Frieze New York 2025: Opening Night Delivers Maximalism, Materiality, and the Joy of Fiber, NYC

Artefuse

The opening night of Frieze New York 2025 felt like a kaleidoscopic plunge into contemporary art’s current obsessions: spectacle, tactility, and the porous boundary between craft and concept. Gagosian’s booth, anchored by a monumental Jeff Koons installation, stole the early crowds. Koons, never one for understatement, presented a suite of inflatable Hulk sculptures augmented with brass instruments—tubas and saxophones sprouting from green latex torsos like baroque appendages. The installation is absurd and triumphant, a gleeful collision of childhood kitsch and symphonic excess. Koons remains committed to his signature blend of consumerist allure and pop irony, but here the scale tips toward joy, as if the sculptures are inviting us to dance rather than critique.

 

Fiber, in fact, made a quietly powerful showing across the fair. Tina Kim Gallery’s presentation of contemporary Korean fiber artists extended the material conversation, emphasizing process, gesture, and the malleability of tradition.
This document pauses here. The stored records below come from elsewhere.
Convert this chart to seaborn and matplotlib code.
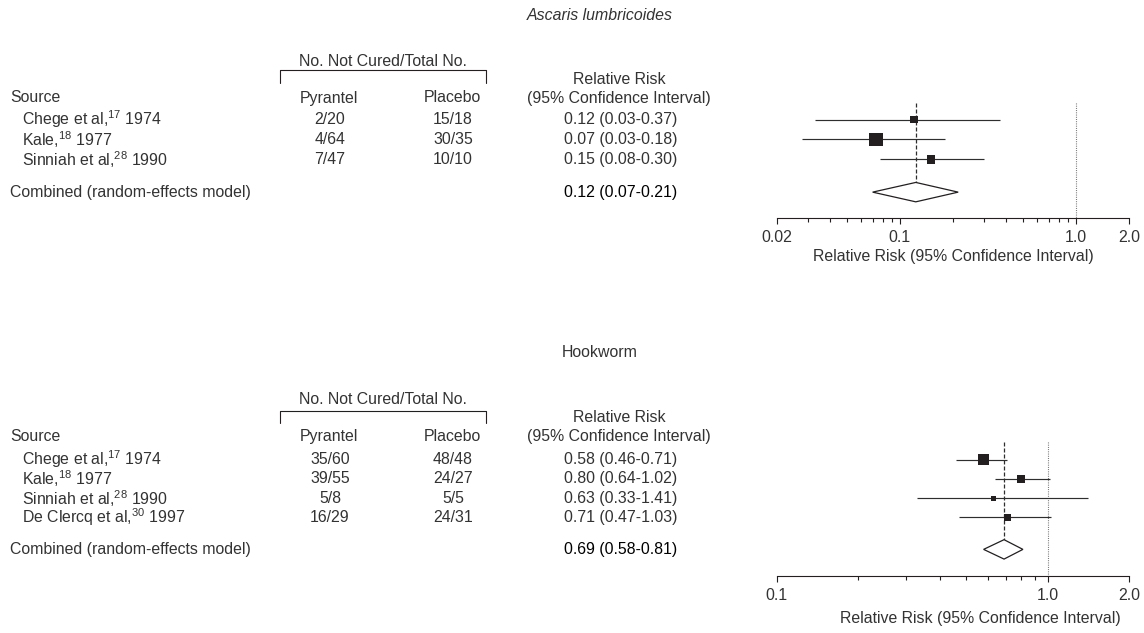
import numpy as np
import pandas as pd
import matplotlib
matplotlib.use("Agg")
import matplotlib.pyplot as plt
import seaborn as sns
from matplotlib.patches import Polygon
from matplotlib.lines import Line2D
from matplotlib.transforms import blended_transform_factory
from matplotlib.ticker import FixedLocator, FixedFormatter, NullFormatter

# ---------------- data ----------------
asc_title = "Ascaris lumbricoides"
asc_sources = ["Chege et al,$^{\\mathregular{17}}$ 1974",
               "Kale,$^{\\mathregular{18}}$ 1977",
               "Sinniah et al,$^{\\mathregular{28}}$ 1990"]
asc_pyrantel = ["2/20", "4/64", "7/47"]
asc_placebo = ["15/18", "30/35", "10/10"]
asc_rr = [0.12, 0.073, 0.15]
asc_lo = [0.033, 0.028, 0.077]
asc_hi = [0.37, 0.18, 0.30]
asc_weight = [18, 58, 24]
asc_comb_rr, asc_comb_lo, asc_comb_hi = 0.123, 0.07, 0.214
asc_major = [0.02, 0.1, 1.0, 2.0]
asc_major_labels = ["0.02", "0.1", "1.0", "2.0"]
asc_minor = [0.03, 0.04, 0.05, 0.06, 0.07, 0.08, 0.09,
             0.2, 0.3, 0.4, 0.5, 0.6, 0.7, 0.8, 0.9]

hook_title = "Hookworm"
hook_sources = ["Chege et al,$^{\\mathregular{17}}$ 1974",
                "Kale,$^{\\mathregular{18}}$ 1977",
                "Sinniah et al,$^{\\mathregular{28}}$ 1990",
                "De Clercq et al,$^{\\mathregular{30}}$ 1997"]
hook_pyrantel = ["35/60", "39/55", "5/8", "16/29"]
hook_placebo = ["48/48", "24/27", "5/5", "24/31"]
hook_rr = [0.58, 0.80, 0.63, 0.71]
hook_lo = [0.46, 0.64, 0.33, 0.47]
hook_hi = [0.71, 1.02, 1.41, 1.03]
hook_weight = [46, 26, 9, 20]
hook_comb_rr, hook_comb_lo, hook_comb_hi = 0.69, 0.58, 0.81
hook_major = [0.1, 1.0, 2.0]
hook_major_labels = ["0.1", "1.0", "2.0"]
hook_minor = [0.2, 0.3, 0.4, 0.5, 0.6, 0.7, 0.8, 0.9]

# ---------------- style ----------------
sns.set_theme(style="white")
plt.rcParams["font.family"] = ["Liberation Sans", "DejaVu Sans"]
plt.rcParams["mathtext.fontset"] = "custom"
plt.rcParams["mathtext.rm"] = "Liberation Sans"
INK = "#231f20"
TXT = "#333333"
LINE = "#2e2e2e"
FS = 11.4

W, H = 1144, 633
fig = plt.figure(figsize=(W / 100, H / 100), dpi=100)
fig.patch.set_facecolor("white")


def fx(px):
    return px / W


def fy(py):
    return 1 - py / H


def panel(title, title_italic, sources, pyr, pla, rr, lo, hi, weight,
          comb, major, major_labels, minor, lay):
    x0, x1 = lay["x0"], lay["x1"]
    top, spine = lay["top"], lay["spine"]
    row0, step = lay["row0"], lay["step"]
    ax = fig.add_axes([fx(x0), fy(spine), fx(x1) - fx(x0), (spine - top) / H])
    ax.set_facecolor("none")
    ax.set_xscale("log")
    ax.set_xlim(major[0], major[-1])
    ax.set_ylim((spine - row0) / step, (top - row0) / step)

    n = len(rr)
    rows = np.arange(n)
    comb_y = n - 1 + 1.65
    half = 9.7 / step

    # confidence intervals
    ax.hlines(rows, lo, hi, color=LINE, lw=0.85, zorder=2)
    # study squares (area proportional to weight)
    df = pd.DataFrame({"rr": rr, "row": rows, "w": weight})
    areas = df["w"].values * lay["kscale"] * 0.72 ** 2
    sns.scatterplot(data=df, x="rr", y="row", marker="s", s=areas,
                    color=INK, linewidth=0, ax=ax, legend=False, zorder=3)
    # combined diamond
    crr, clo, chi = comb
    ax.add_patch(Polygon([(clo, comb_y), (crr, comb_y - half),
                          (chi, comb_y), (crr, comb_y + half)],
                         closed=True, facecolor="white", edgecolor=INK,
                         lw=0.9, zorder=3))
    ylim_top = ax.get_ylim()[1]
    ax.vlines(crr, ylim_top, comb_y - half, color=LINE, lw=0.9,
              linestyles=(0, (3.2, 1.6)), zorder=1)
    ax.vlines(1.0, ylim_top, ax.get_ylim()[0], color="#666666", lw=0.8,
              linestyles=(0, (0.8, 1.2)), zorder=1)

    # axes styling
    for s in ["left", "top", "right"]:
        ax.spines[s].set_visible(False)
    ax.spines["bottom"].set_color(INK)
    ax.spines["bottom"].set_linewidth(0.8)
    ax.set_yticks([])
    ax.set_ylabel("")
    ax.xaxis.set_major_locator(FixedLocator(major))
    ax.xaxis.set_major_formatter(FixedFormatter(major_labels))
    ax.xaxis.set_minor_locator(FixedLocator(minor))
    ax.xaxis.set_minor_formatter(NullFormatter())
    ax.tick_params(axis="x", which="major", length=4.2, width=0.8,
                   direction="out", pad=4.5, labelsize=FS, colors=INK,
                   labelcolor=TXT, bottom=True)
    ax.tick_params(axis="x", which="minor", length=3.2, width=0.8,
                   direction="out", colors=INK, bottom=True)
    ax.set_xlabel("Relative Risk (95% Confidence Interval)", fontsize=FS,
                  color=TXT)
    ax.xaxis.label.set_va("center")
    ax.xaxis.set_label_coords(lay["xlab_x"],
                              -(lay["xlab_y"] - spine) / (spine - top))

    # table text
    blend = blended_transform_factory(fig.transFigure, ax.transData)
    kw = dict(transform=blend, va="center", fontsize=FS, color=TXT)
    for i in range(n):
        ax.text(fx(21.5), i, sources[i], ha="left", **kw)
        ax.text(fx(330), i, pyr[i], ha="center", **kw)
        ax.text(fx(453), i, pla[i], ha="center", **kw)
        ax.text(fx(621), i, f"{rr[i]:.2f} ({lo[i]:.2f}-{hi[i]:.2f})",
                ha="center", **kw)
    ax.text(fx(10), comb_y, "Combined (random-effects model)", ha="left", **kw)
    ax.text(fx(621), comb_y, f"{crr:.2f} ({clo:.2f}-{chi:.2f})",
            ha="center", **dict(kw, color="black"))

    # headers
    hkw = dict(va="center", fontsize=FS, color=TXT)
    fig.text(fx(600), fy(lay["title"]), title, ha="center",
             style="italic" if title_italic else "normal", **hkw)
    fig.text(fx(383), fy(lay["nnc"]), "No. Not Cured/Total No.",
             ha="center", **hkw)
    b0, b1 = lay["br"]
    fig.add_artist(Line2D([fx(280), fx(280), fx(486), fx(486)],
                          [fy(b1), fy(b0), fy(b0), fy(b1)],
                          transform=fig.transFigure, color=INK, lw=0.8))
    fig.text(fx(619), fy(lay["rrh"]), "Relative Risk", ha="center", **hkw)
    fig.text(fx(10), fy(lay["src"]), "Source", ha="left", **hkw)
    fig.text(fx(329), fy(lay["src"]), "Pyrantel", ha="center", **hkw)
    fig.text(fx(452), fy(lay["src"]), "Placebo", ha="center", **hkw)
    fig.text(fx(619), fy(lay["src"]), "(95% Confidence Interval)",
             ha="center", **hkw)
    return ax


top_layout = dict(x0=776.7, x1=1129.3, top=102.7, spine=218, row0=119.5,
                  step=19.9, kscale=3.24, xlab_x=0.5, xlab_y=256,
                  title=15, nnc=61.5, br=(70, 83), rrh=79.3, src=98)
bot_layout = dict(x0=776.7, x1=1129.3, top=441.7, spine=575.5, row0=459.5,
                  step=19.33, kscale=2.48, xlab_x=0.578, xlab_y=619,
                  title=353, nnc=400, br=(411, 422.5), rrh=417.7, src=436.7)

panel(asc_title, True, asc_sources, asc_pyrantel, asc_placebo,
      asc_rr, asc_lo, asc_hi, asc_weight,
      (asc_comb_rr, asc_comb_lo, asc_comb_hi),
      asc_major, asc_major_labels, asc_minor, top_layout)
panel(hook_title, False, hook_sources, hook_pyrantel, hook_placebo,
      hook_rr, hook_lo, hook_hi, hook_weight,
      (hook_comb_rr, hook_comb_lo, hook_comb_hi),
      hook_major, hook_major_labels, hook_minor, bot_layout)

fig.savefig("out.png", dpi=100, facecolor="white")
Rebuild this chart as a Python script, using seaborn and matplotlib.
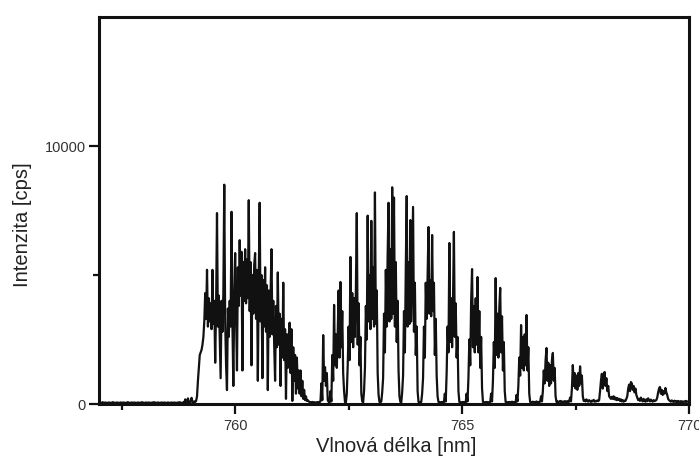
import numpy as np
import pandas as pd
import matplotlib
matplotlib.use("Agg")
import matplotlib.pyplot as plt
from matplotlib.ticker import FixedLocator, NullFormatter
import seaborn as sns

sns.set_style("ticks")
plt.rcParams["font.family"] = ["Liberation Sans", "DejaVu Sans"]

# Emission spectrum sampled every 0.02 nm starting at 757.00 nm
wl_start = 757.0
wl_step = 0.02

intensity = [
    # 757.0 nm
    50, 60, 40, 50, 70, 50, 40, 60, 50, 40, 50, 60, 50, 40, 50, 70, 60, 50, 40, 50, 60, 50, 40, 50, 60,
    # 757.5 nm
    50, 40, 60, 50, 40, 50, 60, 70, 50, 40, 50, 60, 50, 40, 60, 50, 40, 50, 60, 50, 40, 50, 70, 60, 50,
    # 758.0 nm
    40, 50, 60, 50, 40, 60, 50, 40, 50, 60, 50, 70, 50, 40, 50, 60, 50, 40, 50, 60, 50, 40, 60, 50, 40,
    # 758.5 nm
    50, 60, 50, 40, 50, 60, 50, 40, 60, 50, 40, 50, 60, 50, 70, 50, 40, 50, 60, 50, 180, 70, 60, 220, 80,
    # 759.0 nm
    60, 90, 240, 80, 60, 100, 80, 120, 300, 900, 1400, 1900, 2000, 2100, 2300, 2600, 3200, 4300, 3300, 5200,
    3000, 4100, 3200, 3900, 2900,
    # 759.5 nm
    5200, 3100, 4000, 1600, 3800, 7400, 3000, 4200, 2600, 1000, 4000, 2800, 4300, 8500, 3200, 1500, 540, 3700,
    2600, 4000, 3000, 7450, 3100, 700, 4100,
    # 760.0 nm
    5850, 3400, 1300, 5300, 3800, 6350, 4200, 5900, 1300, 5500, 4000, 6000, 3900, 5600, 4100, 7900, 3600, 5500,
    1500, 5000, 3500, 5400, 5850, 3300, 5200,
    # 760.5 nm
    900, 4900, 7800, 3200, 5000, 1000, 4800, 3000, 5300, 2800, 4600, 540, 4400, 2600, 4200, 6000, 2700, 4000,
    2300, 900, 3800, 2200, 5100, 2300, 3500,
    # 761.0 nm
    700, 3300, 1800, 4700, 1700, 2900, 200, 2700, 1400, 2600, 3150, 1200, 2900, 120, 2200, 900, 1900, 400,
    1800, 600, 1300, 400, 1300, 300, 900,
    # 761.5 nm
    200, 550, 150, 300, 120, 150, 100, 80, 70, 60, 80, 60, 70, 60, 50, 70, 60, 80, 70, 100, 800, 150, 2670,
    900, 1430,
    # 762.0 nm
    700, 1200, 150, 80, 60, 500, 100, 1900, 900, 3840, 1500, 2700, 1400, 2800, 4400, 1800, 4730, 2200, 3600,
    1200, 500, 80, 60, 400, 1500,
    # 762.5 nm
    3000, 1700, 5700, 2400, 4300, 2200, 4100, 2600, 4400, 7400, 2300, 3900, 1500, 2600, 400, 100, 60, 500,
    1400, 3800, 2500, 7300, 3200, 5000, 2900,
    # 763.0 nm
    7100, 3300, 5300, 3000, 8200, 3100, 4400, 1200, 350, 80, 60, 100, 450, 1000, 3500, 2000, 5200, 3000, 5800,
    7800, 3200, 6000, 3300, 8400, 3500,
    # 763.5 nm
    8000, 3000, 5500, 2400, 4000, 1300, 300, 80, 60, 450, 1100, 3600, 2000, 5300, 8060, 3000, 5500, 3100, 7130,
    3200, 5400, 7640, 2800, 4700, 1900,
    # 764.0 nm
    3000, 500, 80, 60, 60, 80, 400, 1000, 3000, 1800, 4700, 3300, 4900, 6860, 3500, 4800, 3400, 6550, 3600,
    4700, 1900, 3300, 1100, 300, 80,
    # 764.5 nm
    60, 70, 60, 80, 60, 70, 400, 100, 1200, 3000, 2000, 6240, 2400, 4100, 2200, 4000, 6670, 2600, 3900, 1800,
    2600, 500, 80, 60, 70,
    # 765.0 nm
    60, 80, 60, 70, 60, 400, 100, 1000, 2500, 1500, 4000, 5230, 2200, 3800, 2000, 4100, 2300, 4920, 2000,
    3600, 1400, 2600, 600, 80, 60,
    # 765.5 nm
    70, 60, 80, 60, 70, 60, 80, 400, 100, 900, 2400, 1400, 4880, 1900, 3500, 1800, 3700, 4500, 2000, 3400,
    1300, 2400, 500, 80, 60,
    # 766.0 nm
    70, 60, 80, 60, 70, 90, 60, 80, 70, 60, 350, 100, 700, 1800, 1100, 3060, 1400, 2600, 1300, 2700, 1500,
    3450, 1300, 2200, 400,
    # 766.5 nm
    80, 60, 70, 90, 60, 80, 70, 100, 60, 80, 70, 90, 300, 100, 500, 1300, 800, 1700, 2170, 900, 1600, 700,
    1500, 800, 1700,
    # 767.0 nm
    1980, 900, 1400, 300, 80, 100, 70, 90, 120, 80, 100, 70, 90, 110, 80, 100, 70, 120, 90, 250, 100, 600,
    1510, 700, 1200,
    # 767.5 nm
    600, 1100, 550, 1200, 700, 1460, 800, 1100, 300, 120, 150, 100, 180, 120, 90, 150, 110, 80, 130, 100, 160,
    90, 120, 100, 140,
    # 768.0 nm
    110, 150, 500, 900, 1170, 600, 1000, 1240, 700, 1000, 500, 700, 300, 250, 200, 280, 200, 300, 180, 250,
    150, 230, 160, 200, 120,
    # 768.5 nm
    180, 100, 150, 90, 130, 120, 200, 300, 600, 750, 500, 850, 800, 550, 700, 450, 600, 350, 250, 150, 200,
    120, 250, 150, 100,
    # 769.0 nm
    200, 130, 90, 180, 110, 220, 140, 100, 170, 120, 90, 150, 110, 130, 150, 250, 450, 600, 660, 400, 550,
    350, 500, 400, 620,
    # 769.5 nm
    450, 350, 200, 150, 120, 90, 140, 100, 80, 130, 90, 110, 70, 120, 90, 80, 110, 70, 100, 80, 90, 120, 80,
    100, 90,
    # 770.0 nm
    80,
]

x_major = [760, 765, 770]
x_minor = [757.5, 762.5, 767.5]
y_major = [0, 10000]
y_minor = [5000]
x_range = (757, 770)
y_range = (0, 15000)
x_label = "Vlnová délka [nm]"
y_label = "Intenzita [cps]"

wavelength = np.round(wl_start + wl_step * np.arange(len(intensity)), 3)
spectrum = pd.DataFrame({"wavelength": wavelength, "intensity": intensity})

fig = plt.figure(figsize=(6.99, 4.65), dpi=100)
fig.patch.set_facecolor("white")
ax = fig.add_axes([99 / 699, 61 / 465, 590 / 699, 387 / 465])

sns.lineplot(data=spectrum, x="wavelength", y="intensity", ax=ax,
             color="#111111", linewidth=1.6, estimator=None, sort=False)

ax.set_xlim(*x_range)
ax.set_ylim(*y_range)

ax.xaxis.set_major_locator(FixedLocator(x_major))
ax.xaxis.set_minor_locator(FixedLocator(x_minor))
ax.yaxis.set_major_locator(FixedLocator(y_major))
ax.yaxis.set_minor_locator(FixedLocator(y_minor))
ax.xaxis.set_minor_formatter(NullFormatter())
ax.yaxis.set_minor_formatter(NullFormatter())

for side in ["left", "right", "top", "bottom"]:
    ax.spines[side].set_visible(True)
    ax.spines[side].set_linewidth(2.2)
    ax.spines[side].set_color("#111111")

ax.tick_params(axis="both", which="major", direction="out", length=7, width=1.6,
               color="#111111", labelsize=10.5, labelcolor="#333333")
ax.tick_params(axis="both", which="minor", direction="out", length=4, width=1.6,
               color="#111111")
ax.tick_params(axis="y", which="major", pad=2.5)
ax.tick_params(axis="x", which="major", pad=3.5)

ax.set_xlabel(x_label, fontsize=14.5, color="#222222")
ax.set_ylabel(y_label, fontsize=14.5, color="#222222")
ax.xaxis.set_label_coords(0.503, -0.085)
ax.yaxis.set_label_coords(-0.114, 0.463)

fig.savefig("out.png", dpi=100, facecolor="white")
Elsewhere, works in textile, tapestry, and hybrid forms pushed beyond mere medium: they embodied acts of care, subversion, and storytelling. This year’s Frieze felt like a call to touch, to thread connections across fractured histories, to see material as a carrier of both past and future. And on opening night, the art delivered—a fair as tactile as it was conceptual, weaving its own vibrant, unruly fabric.